Geopolitics hit the tape, crude cleared $113, and correlations did the rest
Middle East headlines ran the session. Reports that the US and Israel struck Iranian nuclear and steel sites, followed by Iranian retaliatory attacks across the Persian Gulf, pushed Brent above $113/bbl and dragged macro assumptions with it. This wasn’t just “oil up, stocks down.” The bigger problem was the synchronized de-risk across equities and bonds. When both legs wobble, the ballast trade stops being ballast, and 60/40 portfolios are tracking their worst month since 2022.
Policy messaging tried to take the edge off without collapsing the premium. The US told allies there are no immediate plans for an Iran ground invasion, even as deployments increased. Separately, President Trump paused strikes on Iran’s energy infrastructure for 10 days. That sidelines the most extreme supply-destruction scenario for now, but it doesn’t unwind what’s already in the price: a fatter crude risk premium, higher breakevens, and a tighter risk budget.
Europe added a clean datapoint that this isn’t theoretical: Slovenia implemented fuel rationing. Energy shocks don’t stay in the oil pit; they show up in transport, inputs, and CPI fast, and that’s awkward with growth expectations already rolling over.
Indices slid, breadth broke
The index damage got more official:
- DJIA: -10.6% from its record (correction)
- NASDAQ: -12.8% from its record (correction)
- S&P 500: -9.1% from its record (near correction)
The bigger tell was underneath: more than half of S&P 500 sectors entered correction territory. That’s the line where “rotation” stops being a story and turns into a cleanup. Liquidity becomes the asset class, so desks cut gross where they can, sell beta where it trades, and correlations do what they do at the worst time.
The setup is simple and unpleasant: higher energy-driven inflation risk, lower confidence in the growth path, and less faith that bonds will reliably catch a bid when equities slide. That keeps vol sticky and makes dip-buying more like a trade than a belief system until oil settles and rates find a cleaner clearing level.
Platforms and private credit
Communication services didn’t play defense. Meta (META) drifted lower on ongoing legal risks tied to social/media liability, and Alphabet (GOOGL) slid with the Section 230 verdict fallout hanging over the complex. Reddit (RDDT) traded down and got tagged as the worst YTD large-cap communications stock. In a tape that’s already “sell risk,” headline variance turns “quality growth” into growth with a lawsuit discount.
Private markets added a separate stressor. Citi’s credit head flagged large private credit fund redemptions and liquidity risks. Mismatch risk doesn’t need a blow-up to change behavior; a couple large redemption requests and one well-placed comment can tighten risk-taking across the ecosystem.

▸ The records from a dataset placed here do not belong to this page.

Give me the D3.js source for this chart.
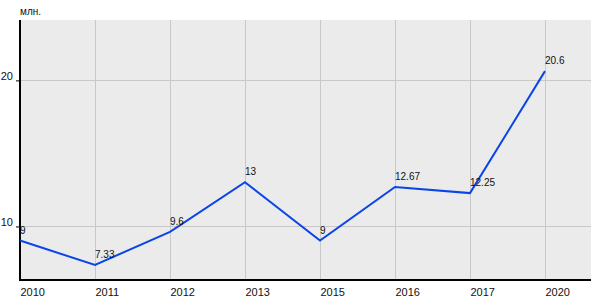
<!DOCTYPE html>
<html>
<head>
<meta charset="utf-8">
<script src="https://cdn.jsdelivr.net/npm/d3@7"></script>
<style>
  body { margin: 0; background: #fff; }
  text { font-family: Arial, "Liberation Sans", sans-serif; fill: #111; }
</style>
</head>
<body>
<div id="chart"></div>
<script>
const years = ["2010", "2011", "2012", "2013", "2015", "2016", "2017", "2020"];
const values = [9, 7.33, 9.6, 13, 9, 12.67, 12.25, 20.6];
const labels = ["9", "7.33", "9.6", "13", "9", "12.67", "12.25", "20.6"];
const yTicks = [10, 20];
const unit = "млн.";

const width = 600, height = 300;
const margin = {top: 20, right: 9, bottom: 20, left: 20};
const plotRight = width - margin.right;
const plotBottom = height - margin.bottom;

const svg = d3.select("#chart").append("svg")
    .attr("width", width)
    .attr("height", height);

// x: points spaced evenly, last category leaves some room before the edge
const x = d3.scalePoint()
    .domain(years)
    .range([margin.left, 545]);

const y = d3.scaleLinear()
    .domain([6.3, 24.1])
    .range([plotBottom, margin.top]);

// background
svg.append("rect")
    .attr("x", margin.left)
    .attr("y", margin.top)
    .attr("width", plotRight - margin.left)
    .attr("height", plotBottom - margin.top)
    .attr("fill", "#ebebeb");

// grid
svg.append("g")
    .selectAll("line")
    .data(years.slice(1))
    .join("line")
    .attr("x1", d => x(d) + 0.5).attr("x2", d => x(d) + 0.5)
    .attr("y1", margin.top).attr("y2", plotBottom)
    .attr("stroke", "#c8c8c8");

svg.append("g")
    .selectAll("line")
    .data(yTicks)
    .join("line")
    .attr("x1", margin.left).attr("x2", plotRight)
    .attr("y1", d => Math.round(y(d)) + 0.5).attr("y2", d => Math.round(y(d)) + 0.5)
    .attr("stroke", "#c8c8c8");

// axes
const yAxis = d3.axisLeft(y).tickValues(yTicks).tickSize(4).tickPadding(3);
svg.append("g")
    .attr("transform", `translate(${margin.left},0.5)`)
    .call(yAxis)
    .call(g => g.select(".domain").remove())
    .call(g => g.selectAll("line").attr("stroke", "#000"))
    .call(g => g.selectAll("text").attr("font-size", 11).attr("dy", "-0.05em").attr("fill", "#111"));

const xAxis = d3.axisBottom(x).tickSize(0).tickPadding(8);
svg.append("g")
    .attr("transform", `translate(0,${plotBottom})`)
    .call(xAxis)
    .call(g => g.select(".domain").remove())
    .call(g => g.selectAll("text").attr("font-size", 11).attr("text-anchor", "start").attr("fill", "#111"));

svg.append("line")
    .attr("x1", margin.left).attr("x2", margin.left)
    .attr("y1", margin.top).attr("y2", plotBottom + 1)
    .attr("stroke", "#000").attr("stroke-width", 2);
svg.append("line")
    .attr("x1", margin.left - 1).attr("x2", plotRight)
    .attr("y1", plotBottom).attr("y2", plotBottom)
    .attr("stroke", "#000").attr("stroke-width", 2);

// line
const line = d3.line()
    .x((d, i) => x(years[i]))
    .y(d => y(d));

svg.append("path")
    .datum(values)
    .attr("d", line)
    .attr("fill", "none")
    .attr("stroke", "#0a45e8")
    .attr("stroke-width", 2);

// point labels
svg.append("g")
    .selectAll("text")
    .data(values)
    .join("text")
    .attr("x", (d, i) => x(years[i]))
    .attr("y", d => y(d) - 7)
    .attr("font-size", 10)
    .text((d, i) => labels[i]);

// unit
svg.append("text")
    .attr("x", margin.left)
    .attr("y", 15)
    .attr("font-size", 10)
    .text(unit);
</script>
</body>
</html>
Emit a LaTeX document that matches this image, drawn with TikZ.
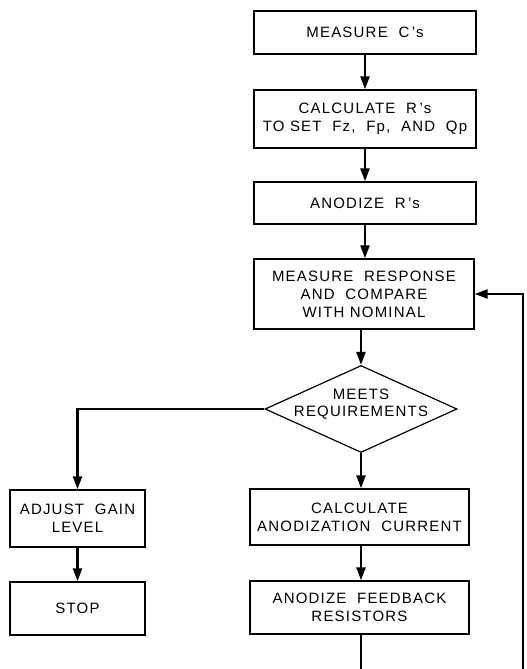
\documentclass[tikz,border=0pt]{standalone}
\usepackage{fontspec}
\setmainfont{Liberation Sans}[LetterSpace=8]
\usetikzlibrary{shapes.geometric,arrows.meta}
\begin{document}
\begin{tikzpicture}[x=1pt,y=-1pt,
  box/.style={draw,line width=1.4pt,align=center,inner sep=0pt,font=\fontsize{15}{18}\selectfont},
  dec/.style={draw,diamond,line width=1.2pt,inner sep=0pt,font=\fontsize{15}{18}\selectfont},
  flow/.style={line width=2.4pt,-{Triangle[length=13pt,width=9pt]}},
  plain/.style={line width=2.4pt}]
\useasboundingbox (0,0) rectangle (527,669);
\node[box,minimum width=222pt,minimum height=43pt] (mc) at (365,32.5) {MEASURE\ \ C\,’s};
\node[box,minimum width=222pt,minimum height=58pt] (cr) at (365,119) {CALCULATE\ \ R\,’s\\TO\ SET\ \ Fz,\ \ Fp,\ \ AND\ \ Qp};
\node[box,minimum width=222pt,minimum height=42pt] (ar) at (365,203) {ANODIZE\ \ R\,’s};
\node[box,minimum width=220pt,minimum height=70pt] (mr) at (364,294) {MEASURE\ \ RESPONSE\\AND\ \ COMPARE\\WITH NOMINAL};
\node[dec,minimum width=192pt,minimum height=87pt] (d) at (361,409) {\makebox[0pt]{\smash{\raisebox{1pt}{\begin{tabular}{@{}c@{}}MEETS\\[-1pt]REQUIREMENTS\end{tabular}}}}};
\node[box,minimum width=135pt,minimum height=57pt] (ag) at (77.5,518.5) {ADJUST\ \ GAIN\\LEVEL};
\node[box,minimum width=135pt,minimum height=53pt] (st) at (77.5,608.5) {STOP};
\node[box,minimum width=219pt,minimum height=56pt] (ca) at (359.5,517) {CALCULATE\\ANODIZATION\ \ CURRENT};
\node[box,minimum width=219pt,minimum height=53pt] (af) at (359.5,607.5) {ANODIZE\ \ FEEDBACK\\RESISTORS};
\coordinate (b1) at (361,669);
\coordinate (b2) at (523,669);
\draw[flow] (mc.south) -- (mc.south |- cr.north);
\draw[flow] (cr.south) -- (cr.south |- ar.north);
\draw[flow] (ar.south) -- (ar.south |- mr.north);
\draw[flow] (mr.south -| d.north) -- (d.north);
\draw[flow] (d.west) -| (ag.north);
\draw[flow] (ag.south) -- (st.north);
\draw[flow] (d.south) -- (d.south |- ca.north);
\draw[flow] (ca.south -| d.south) -- (d.south |- af.north);
\draw[plain] (af.south -| b1) -- (b1);
\draw[flow] (b2) |- (mr.east);
\end{tikzpicture}
\end{document}
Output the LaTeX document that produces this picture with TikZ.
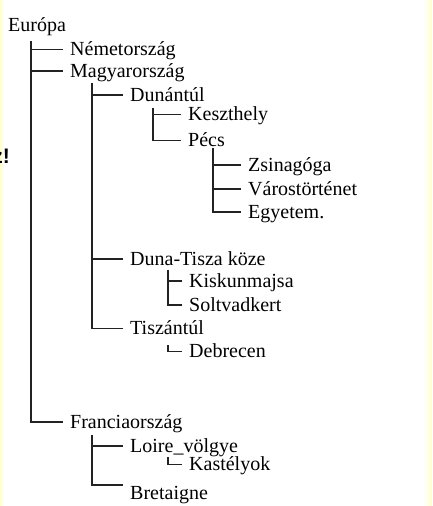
\documentclass[tikz,border=0pt]{standalone}
\usepackage{fontspec}
\setmainfont{Liberation Serif}
\setsansfont{Liberation Sans}
\usepackage{xcolor}
\definecolor{paleYellow}{RGB}{255, 255, 205}
\definecolor{branchGray}{RGB}{35, 35, 35}
\usepackage{tikz}
\usetikzlibrary{positioning,calc}

\begin{document}
\begin{tikzpicture}[x=1pt,y=-1pt,
    item/.style={anchor=base west,inner xsep=7pt,inner ysep=0pt,text height=14pt,text depth=2pt,font=\fontsize{20}{24}\selectfont},
    branch/.style={line width=1.4pt,draw=branchGray}]
    \useasboundingbox (0,0) rectangle (432,506);
    % page edges
    \fill[white] (0,0) rectangle (432,506);
    \shade[left color=paleYellow,right color=white] (0,0) rectangle (4,506);
    \shade[left color=white,right color=paleYellow] (423,0) rectangle (432,506);
    \node[anchor=base east,inner sep=0pt,font=\sffamily\bfseries\fontsize{21}{24}\selectfont] (cut) at (10,163) {z!};

    % tree labels
    \node[item] (eu) at (1,31) {Európa};
    \node[item] (de) at (63,55.5) {Németország};
    \node[item] (hu) at (63,77) {Magyarország};
    \node[item] (dunantul) at (123,101) {Dunántúl};
    \node[item] (keszthely) at (181,120.5) {Keszthely};
    \node[item] (pecs) at (181,146.5) {Pécs};
    \node[item] (zsinagoga) at (241,171) {Zsinagóga};
    \node[item] (varos) at (241,195) {Várostörténet};
    \node[item] (egyetem) at (241,218) {Egyetem.};
    \node[item] (dtk) at (123,265) {Duna-Tisza köze};
    \node[item] (kiskun) at (182,287) {Kiskunmajsa};
    \node[item] (soltvad) at (182,311) {Soltvadkert};
    \node[item] (tiszantul) at (123,334.5) {Tiszántúl};
    \node[item] (debrecen) at (182,357.5) {Debrecen};
    \node[item] (fr) at (63,428) {Franciaország};
    \node[item] (loire) at (123,452) {Loire\_völgye};
    \node[item] (kastely) at (182,470.5) {Kastélyok};
    \node[item] (bretaigne) at (123,499) {Bretaigne};

    % trunk tops
    \coordinate (eu-t) at (31,41);
    \coordinate (hu-t) at (92,83);
    \coordinate (dunantul-t) at (153,108);
    \coordinate (pecs-t) at (213,148);
    \coordinate (dtk-t) at (168,270);
    \coordinate (tiszantul-t) at (168,345);
    \coordinate (fr-t) at (92,435);
    \coordinate (loire-t) at (168,457);

    % branches
    \foreach \c in {de,hu,fr} \draw[branch] (eu-t) |- (\c.west);
    \foreach \c in {dunantul,dtk,tiszantul} \draw[branch] (hu-t) |- (\c.west);
    \foreach \c in {keszthely,pecs} \draw[branch] (dunantul-t) |- (\c.west);
    \foreach \c in {zsinagoga,varos,egyetem} \draw[branch] (pecs-t) |- (\c.west);
    \foreach \c in {kiskun,soltvad} \draw[branch] (dtk-t) |- (\c.west);
    \draw[branch] (tiszantul-t) |- (debrecen.west);
    \draw[branch] (fr-t) |- (loire.west);
    \draw[branch] (fr-t) |- (bretaigne.north west);
    \draw[branch] (loire-t) |- (kastely.west);
\end{tikzpicture}
\end{document}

The alternatives complex still wasn’t one trade. BlackRock (BLK) finished up, with attention on Larry Fink’s $37.7M 2025 compensation (+23% YoY) and the ongoing push into private markets growth. Investors are separating “specific vehicles with funding pressure” from “scaled distributors with product breadth.” One is a liquidity issue. The other is shelf space.
What mattered
- Brent > $113/bbl pulled inflation risk back into the foreground and pushed cross-asset correlations toward “risk-off everywhere.”
- Breadth cracked: >50% of S&P sectors in correction, more cleanup than leadership shuffle.
- Platform names took legal variance badly (META, GOOGL, RDDT) as de-risking made idiosyncratic headlines additive.
- Private credit liquidity chatter resurfaced, while BLK held up on the “platform wins even when products wobble” view.
If crude stays this elevated, the market’s next argument won’t be about earnings—it’ll be about who can still underwrite risk.